I started dating Mr. Pict when I was 17 and he was 19; I just turned 50. We’ve been married 28 years and things are going better than ever.

Mr. Pict’s dad comes from a family of 9 siblings, all of their marriages lasted over 50 years and ended only with the death of a spouse. To all outward appearances they were all very happy. My side of the family was filled with long lasting evil hateful marriages. No divorce for us, we’ll just make each other miserable till the day we die types. I was convinced that marriage sucked until I ran up againts the Pict family.
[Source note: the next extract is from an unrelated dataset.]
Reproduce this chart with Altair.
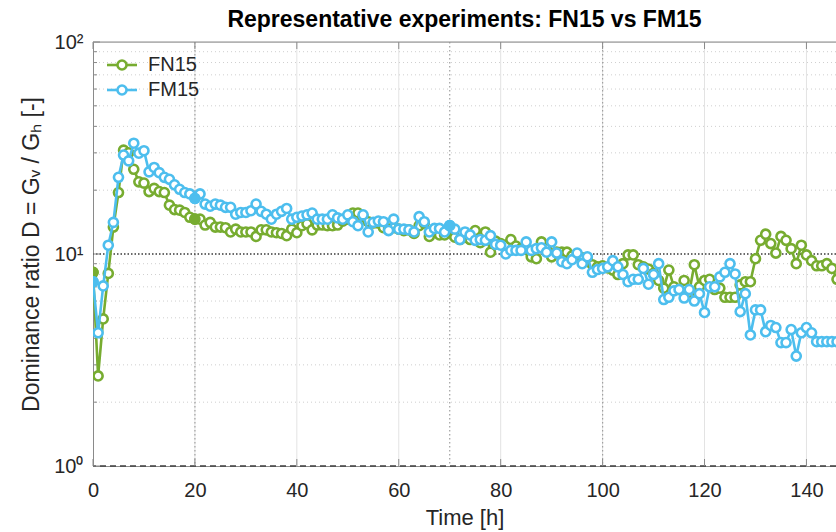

So there is hope out there. :wink:

My grandparents have been married for 62 years. Since World War II they haven’t spent a night apart unless one of them was in the hospital. My grandfather turned 91 this past month; my grandmother will be 90 in August. Things have been tough for them in the past five years; my previously energetic grandfather had a massive stroke and is now confined to a wheelchair; they had to move from their condo in Florida to an assisted living place in Pittsburg, etc. But they’re still very much in love and solid as a rock.

My parents have been married for 25 years, which isn’t so much compared to others, but this is my dad’s second marriage - so you can forget that “divorced once divorced six times” thing too.

Of course it dosen’t work out for everybody; it dosen’t even work out for most people. But it does work. (Also, it is work.)

As far as War, we humans have laid down some rules to make killing each other more"civilized".

We really need a Geneva Convention on Love.
My failed relationships have just left me more cynical. Maybe some legally binding ground rules would help. <–Optimism shines through

Of course, Vietnam, Iraq, etc. have just proven that it takes more than words on paper - you need a willingness to follow the rules.